Mrs May and the US president discussed the situation on Thursday night, saying there was a need “to deter the further use of chemical weapons by the Assad regime”, as they pledged to work together on the international response to the suspected chemical weapons attack.

Ministers have said it is “highly likely” Syrian President Bashar Assad was responsible for the attack on Saturday on the rebel-held town of Douma which reportedly left dozens dead and that there was agreement around the Cabinet table that such actions should not go “unchallenged”.

Mrs May and Mr Trump spoke hours after this meeting and reiterated the use of chemical weapons should not be tolerated.

The largest US air and naval strike force since the 2003 Iraq war was said to be heading towards Syria, according to reports in The Times, paving the way for strikes within the next three days.

Russia has been granted a request for the United Nations Security Council to meet on Friday for fresh discussions on the threat to international peace from air strikes on Syria.


A statement released by Downing Street after Thursday’s Cabinet meeting made no direct reference to military action, but will be seen as a signal Britain would be prepared to join any US-led air strikes against the regime should the Americans decide to go ahead – putting it on a potential collision course with Assad’s principal backer Russia.

In a statement released on Thursday night, a Downing Street spokeswoman said: “The Prime Minister spoke to President Trump about Syria this evening.

“They agreed that the Assad regime had established a pattern of dangerous behaviour in relation to the use of chemical weapons.

“They agreed it was vital that the use of chemical weapons did not go unchallenged, and on the need to deter the further use of chemical weapons by the Assad regime.

“They agreed to keep working closely together on the international response.”

Earlier, Mr Trump appeared to row back from a suggestion on Wednesday that missile strikes were imminent, insisting in his latest tweet that he had never set out a timetable for military action.

“Never said when an attack on Syria would take place. Could be very soon or not so soon at all!” he wrote.

US broadcaster NBC quoted US officials familiar with the intelligence as saying they had now obtained blood and urine samples which had tested positive for chemical weapons.

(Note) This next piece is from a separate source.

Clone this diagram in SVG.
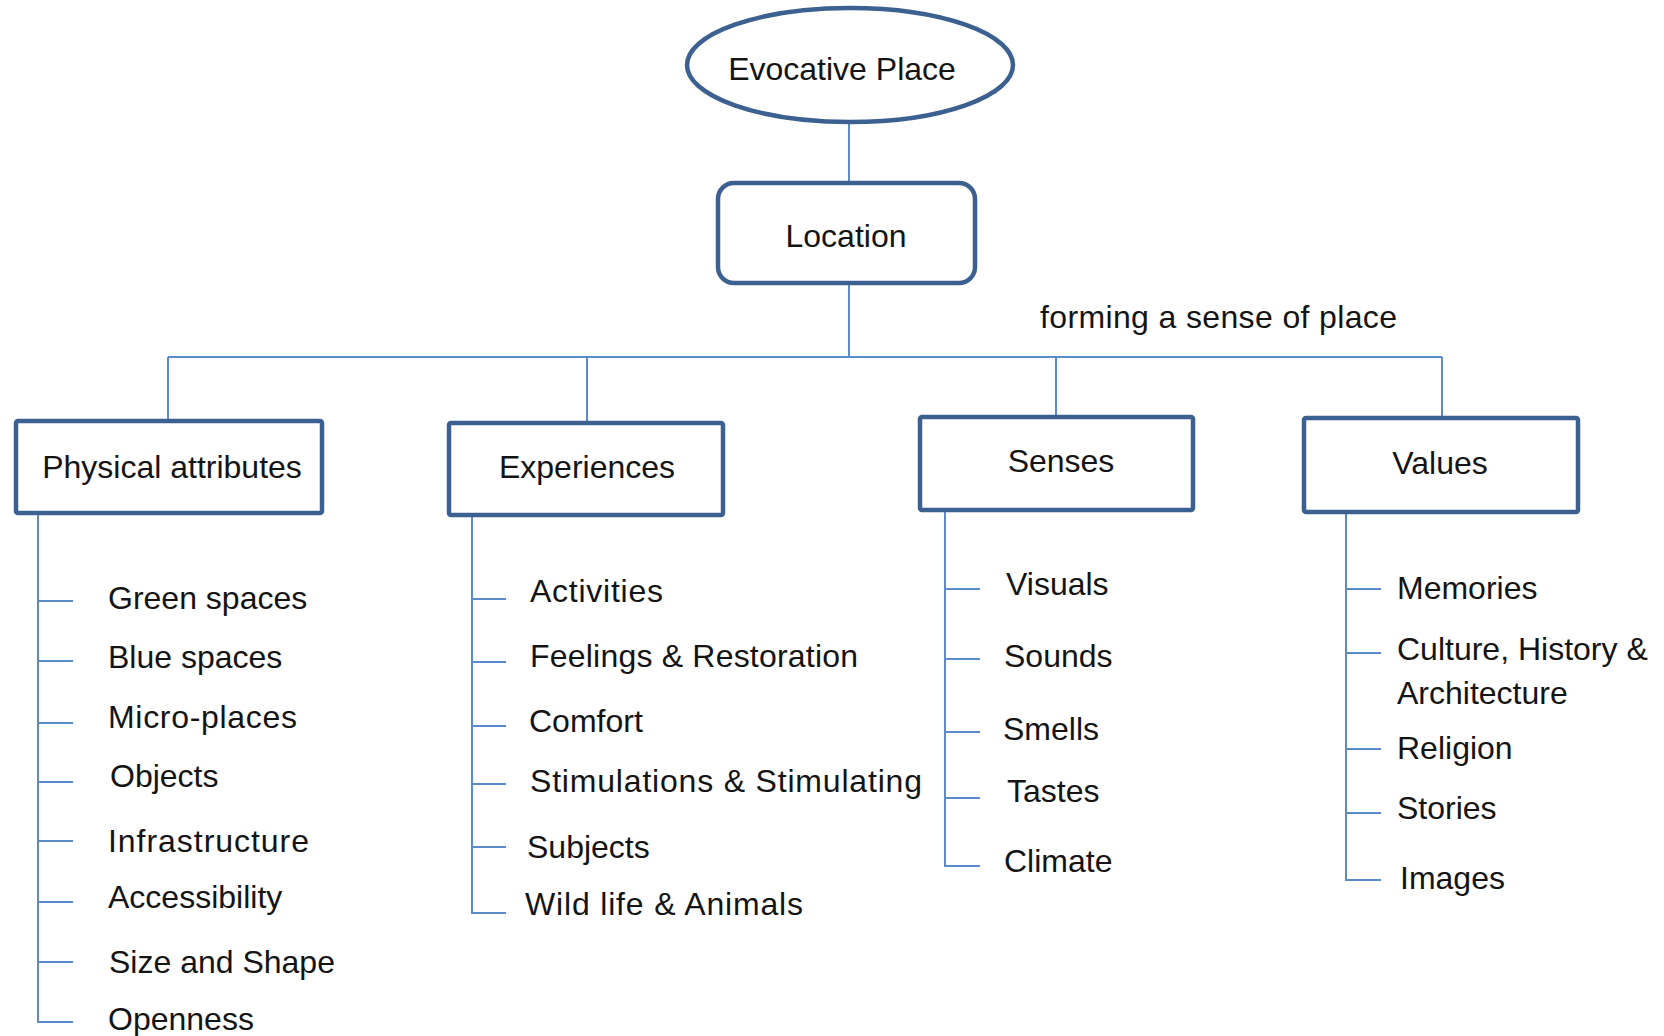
<svg xmlns="http://www.w3.org/2000/svg" width="1664" height="1036" viewBox="0 0 1664 1036">
  <style>
    .node { fill: #ffffff; stroke: #3c6090; stroke-width: 4.5; }
    .link { fill: none; stroke: #5a8bcb; stroke-width: 2; }
    text { font-family: "Liberation Sans", Arial, sans-serif; font-size: 32px; fill: #141414; }
    .mid { text-anchor: middle; }
  </style>
  <rect width="1664" height="1036" fill="#ffffff"/>

  <!-- connectors -->
  <g id="connectors" class="link">
    <path d="M849 122 V183"/>
    <path d="M849 283 V357"/>
    <path d="M168 357 H1442"/>
    <path d="M168 357 V421"/>
    <path d="M587 357 V423"/>
    <path d="M1056 357 V417"/>
    <path d="M1442 357 V418"/>
    <!-- physical attributes list -->
    <path d="M38 513 V1022 H73"/>
    <path d="M38 601 H73 M38 661 H73 M38 723 H73 M38 782 H73 M38 841 H73 M38 902 H73 M38 962 H73"/>
    <!-- experiences list -->
    <path d="M472 515 V913 H506"/>
    <path d="M472 599 H506 M472 662 H506 M472 726 H506 M472 784 H506 M472 847 H506"/>
    <!-- senses list -->
    <path d="M945 510 V866 H980"/>
    <path d="M945 589 H980 M945 659 H980 M945 732 H980 M945 798 H980"/>
    <!-- values list -->
    <path d="M1346 512 V880 H1381"/>
    <path d="M1346 589 H1381 M1346 653 H1381 M1346 749 H1381 M1346 813 H1381"/>
  </g>

  <g id="evocative-place">
    <ellipse class="node" cx="850" cy="65" rx="163" ry="57"/>
    <text class="mid" x="842" y="80">Evocative Place</text>
  </g>

  <g id="location">
    <rect class="node" x="718" y="183" width="257" height="100" rx="16"/>
    <text class="mid" x="846" y="247">Location</text>
  </g>

  <g id="sense-of-place-label">
    <text x="1040" y="328" textLength="357">forming a sense of place</text>
  </g>

  <g id="physical-attributes">
    <rect class="node" x="16" y="421" width="306" height="92" rx="2"/>
    <text class="mid" x="172" y="478">Physical attributes</text>
    <text x="108" y="609">Green spaces</text>
    <text x="108" y="668">Blue spaces</text>
    <text x="108" y="728" textLength="189">Micro-places</text>
    <text x="110" y="787">Objects</text>
    <text x="108" y="852" textLength="201">Infrastructure</text>
    <text x="108" y="908">Accessibility</text>
    <text x="109" y="973">Size and Shape</text>
    <text x="108" y="1030">Openness</text>
  </g>

  <g id="experiences">
    <rect class="node" x="449" y="423" width="274" height="92" rx="2"/>
    <text class="mid" x="587" y="478">Experiences</text>
    <text x="530" y="602" textLength="133">Activities</text>
    <text x="530" y="667" textLength="328">Feelings &amp; Restoration</text>
    <text x="529" y="732">Comfort</text>
    <text x="530" y="792" textLength="392">Stimulations &amp; Stimulating</text>
    <text x="527" y="858">Subjects</text>
    <text x="525" y="915" textLength="278">Wild life &amp; Animals</text>
  </g>

  <g id="senses">
    <rect class="node" x="920" y="417" width="273" height="93" rx="2"/>
    <text class="mid" x="1061" y="472">Senses</text>
    <text x="1006" y="595">Visuals</text>
    <text x="1004" y="667">Sounds</text>
    <text x="1003" y="740">Smells</text>
    <text x="1007" y="802">Tastes</text>
    <text x="1004" y="872">Climate</text>
  </g>

  <g id="values">
    <rect class="node" x="1304" y="418" width="274" height="94" rx="2"/>
    <text class="mid" x="1440" y="474">Values</text>
    <text x="1397" y="599">Memories</text>
    <text x="1397" y="660">Culture, History &amp;</text>
    <text x="1397" y="704">Architecture</text>
    <text x="1397" y="759">Religion</text>
    <text x="1397" y="819">Stories</text>
    <text x="1400" y="889">Images</text>
  </g>
</svg>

That assessment appeared to echo French President Emmanuel Macron, who said France had “proof” that “at least chlorine” was used in the attack by the regime.

The White House said it was still assessing the evidence after its security council meeting on Thursday.

The post-Cabinet meeting statement made no reference to whether Parliament would be given a say on military action – prompting renewed concerns among opposition parties and some Tory MPs that Mrs May is prepared to go ahead without a Commons vote.

Mr Corbyn insisted that MPs were entitled to a vote, saying Parliament “must be consulted”.

A team from the Organisation for the Prohibition of Chemical Weapons is due to start its investigation in Syria on Saturday.

On Friday campaigners from the Stop the War Coalition will hand in a letter signed by MPs, trade unionists, celebrities and academics to Downing Street urging Mrs May to not take military action in Syria.